--- start DATA SHOWN ---

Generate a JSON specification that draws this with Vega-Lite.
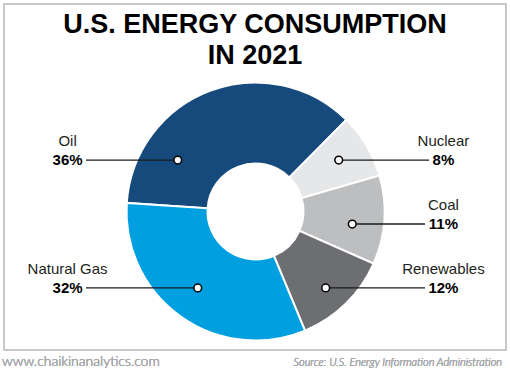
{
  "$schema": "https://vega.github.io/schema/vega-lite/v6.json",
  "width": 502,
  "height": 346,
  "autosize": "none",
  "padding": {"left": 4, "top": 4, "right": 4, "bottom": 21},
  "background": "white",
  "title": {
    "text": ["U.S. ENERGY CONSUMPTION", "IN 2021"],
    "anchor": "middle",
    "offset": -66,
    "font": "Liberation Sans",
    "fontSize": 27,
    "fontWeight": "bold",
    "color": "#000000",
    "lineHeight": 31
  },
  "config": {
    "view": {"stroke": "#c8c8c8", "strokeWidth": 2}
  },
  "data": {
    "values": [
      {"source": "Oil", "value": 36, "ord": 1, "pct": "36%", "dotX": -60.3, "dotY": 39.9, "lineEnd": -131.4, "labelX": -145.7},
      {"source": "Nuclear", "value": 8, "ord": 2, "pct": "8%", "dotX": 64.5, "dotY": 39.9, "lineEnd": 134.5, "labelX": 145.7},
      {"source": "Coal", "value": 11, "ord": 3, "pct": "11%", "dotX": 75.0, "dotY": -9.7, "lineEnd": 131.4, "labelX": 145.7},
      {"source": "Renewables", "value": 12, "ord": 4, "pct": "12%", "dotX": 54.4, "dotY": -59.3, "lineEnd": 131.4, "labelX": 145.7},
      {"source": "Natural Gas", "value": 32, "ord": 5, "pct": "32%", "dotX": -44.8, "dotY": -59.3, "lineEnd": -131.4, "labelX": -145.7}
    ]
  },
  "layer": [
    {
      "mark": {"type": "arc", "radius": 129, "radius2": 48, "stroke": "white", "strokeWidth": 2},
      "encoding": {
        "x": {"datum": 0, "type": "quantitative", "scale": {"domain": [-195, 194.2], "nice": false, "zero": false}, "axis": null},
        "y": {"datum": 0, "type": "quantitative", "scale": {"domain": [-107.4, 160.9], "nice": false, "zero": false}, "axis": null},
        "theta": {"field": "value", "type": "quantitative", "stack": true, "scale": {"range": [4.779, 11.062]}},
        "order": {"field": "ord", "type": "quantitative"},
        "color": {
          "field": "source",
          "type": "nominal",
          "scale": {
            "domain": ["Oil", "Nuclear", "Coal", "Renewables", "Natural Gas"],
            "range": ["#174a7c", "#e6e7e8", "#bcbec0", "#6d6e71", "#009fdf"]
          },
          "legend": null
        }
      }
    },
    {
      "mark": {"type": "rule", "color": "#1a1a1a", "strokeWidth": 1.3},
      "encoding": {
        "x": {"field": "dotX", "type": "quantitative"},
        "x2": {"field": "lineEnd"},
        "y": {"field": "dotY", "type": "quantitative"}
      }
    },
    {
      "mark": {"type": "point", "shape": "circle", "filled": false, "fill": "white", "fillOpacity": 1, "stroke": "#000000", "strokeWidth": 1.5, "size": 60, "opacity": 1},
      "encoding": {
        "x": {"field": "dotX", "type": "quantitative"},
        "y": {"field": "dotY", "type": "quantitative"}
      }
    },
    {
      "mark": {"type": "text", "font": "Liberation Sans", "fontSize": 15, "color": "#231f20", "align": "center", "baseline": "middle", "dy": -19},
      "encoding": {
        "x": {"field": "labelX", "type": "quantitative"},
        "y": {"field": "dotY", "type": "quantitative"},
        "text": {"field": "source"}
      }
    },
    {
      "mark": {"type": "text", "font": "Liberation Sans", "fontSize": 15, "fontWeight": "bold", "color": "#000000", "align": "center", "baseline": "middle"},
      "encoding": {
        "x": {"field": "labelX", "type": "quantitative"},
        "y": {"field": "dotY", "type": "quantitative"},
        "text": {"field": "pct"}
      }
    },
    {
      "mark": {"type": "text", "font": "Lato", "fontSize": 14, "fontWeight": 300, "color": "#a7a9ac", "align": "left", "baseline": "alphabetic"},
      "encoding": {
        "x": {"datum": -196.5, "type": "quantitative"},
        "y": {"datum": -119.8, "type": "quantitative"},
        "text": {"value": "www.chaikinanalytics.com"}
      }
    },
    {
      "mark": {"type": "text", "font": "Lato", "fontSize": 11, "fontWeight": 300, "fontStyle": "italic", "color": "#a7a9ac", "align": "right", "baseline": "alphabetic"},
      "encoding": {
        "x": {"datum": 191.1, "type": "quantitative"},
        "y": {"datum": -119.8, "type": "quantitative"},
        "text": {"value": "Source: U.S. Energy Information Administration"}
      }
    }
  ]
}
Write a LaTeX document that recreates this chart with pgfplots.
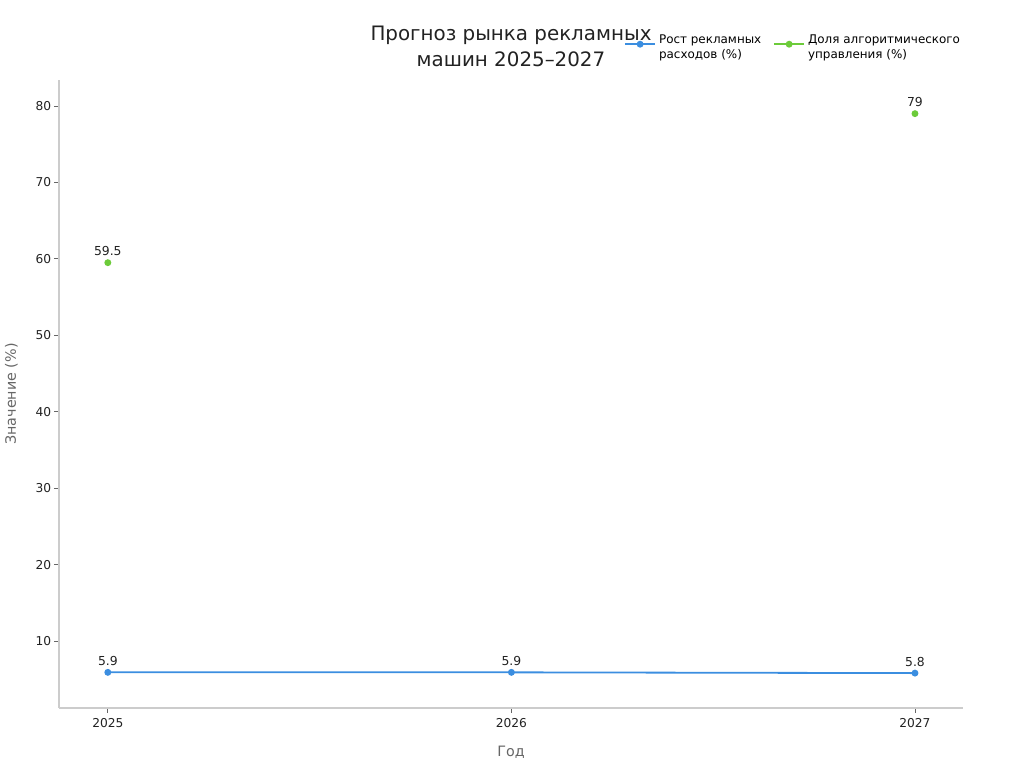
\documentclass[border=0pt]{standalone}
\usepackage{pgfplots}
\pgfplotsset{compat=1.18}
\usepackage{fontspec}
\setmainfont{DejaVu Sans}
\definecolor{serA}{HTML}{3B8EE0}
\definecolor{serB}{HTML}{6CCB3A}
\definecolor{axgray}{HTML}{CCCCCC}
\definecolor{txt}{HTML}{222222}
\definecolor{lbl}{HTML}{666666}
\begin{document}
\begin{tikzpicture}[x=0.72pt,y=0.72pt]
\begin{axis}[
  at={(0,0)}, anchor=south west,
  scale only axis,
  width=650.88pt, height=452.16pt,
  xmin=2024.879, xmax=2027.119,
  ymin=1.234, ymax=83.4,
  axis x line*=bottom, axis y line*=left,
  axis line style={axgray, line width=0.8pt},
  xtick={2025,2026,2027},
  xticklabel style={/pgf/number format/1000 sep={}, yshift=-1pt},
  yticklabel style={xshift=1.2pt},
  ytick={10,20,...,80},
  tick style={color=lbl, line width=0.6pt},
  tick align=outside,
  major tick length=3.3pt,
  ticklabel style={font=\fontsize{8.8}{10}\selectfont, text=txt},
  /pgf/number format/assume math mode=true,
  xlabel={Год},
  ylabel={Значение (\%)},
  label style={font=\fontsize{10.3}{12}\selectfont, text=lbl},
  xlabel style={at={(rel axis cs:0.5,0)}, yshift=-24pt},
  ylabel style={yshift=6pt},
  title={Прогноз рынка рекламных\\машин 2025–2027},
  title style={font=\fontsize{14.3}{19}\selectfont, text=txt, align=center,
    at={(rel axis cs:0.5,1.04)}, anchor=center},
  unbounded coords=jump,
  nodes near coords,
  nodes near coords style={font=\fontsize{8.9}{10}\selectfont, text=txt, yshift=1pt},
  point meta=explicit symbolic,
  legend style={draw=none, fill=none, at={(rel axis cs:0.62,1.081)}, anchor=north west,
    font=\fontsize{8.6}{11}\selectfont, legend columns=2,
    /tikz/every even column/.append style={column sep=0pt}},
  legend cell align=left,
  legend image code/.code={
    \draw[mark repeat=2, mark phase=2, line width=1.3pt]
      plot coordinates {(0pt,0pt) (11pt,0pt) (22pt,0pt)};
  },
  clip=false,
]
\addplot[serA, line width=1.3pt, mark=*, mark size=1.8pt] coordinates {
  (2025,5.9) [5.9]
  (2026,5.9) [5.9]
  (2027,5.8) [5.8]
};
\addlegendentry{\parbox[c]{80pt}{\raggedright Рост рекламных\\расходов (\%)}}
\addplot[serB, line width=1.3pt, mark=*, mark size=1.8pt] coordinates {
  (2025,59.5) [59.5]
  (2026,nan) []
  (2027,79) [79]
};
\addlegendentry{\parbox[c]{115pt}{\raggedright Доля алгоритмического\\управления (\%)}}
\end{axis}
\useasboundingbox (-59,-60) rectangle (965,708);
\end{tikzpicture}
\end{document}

--- end DATA SHOWN ---

▶ _PROBLEM TO WORK ON_
Scan the material above for the string "with" and return the lines that hold it.

▶ _SOLUTION FOR THIS EXERCISE_
Generate a JSON specification that draws this with Vega-Lite.
Write a LaTeX document that recreates this chart with pgfplots.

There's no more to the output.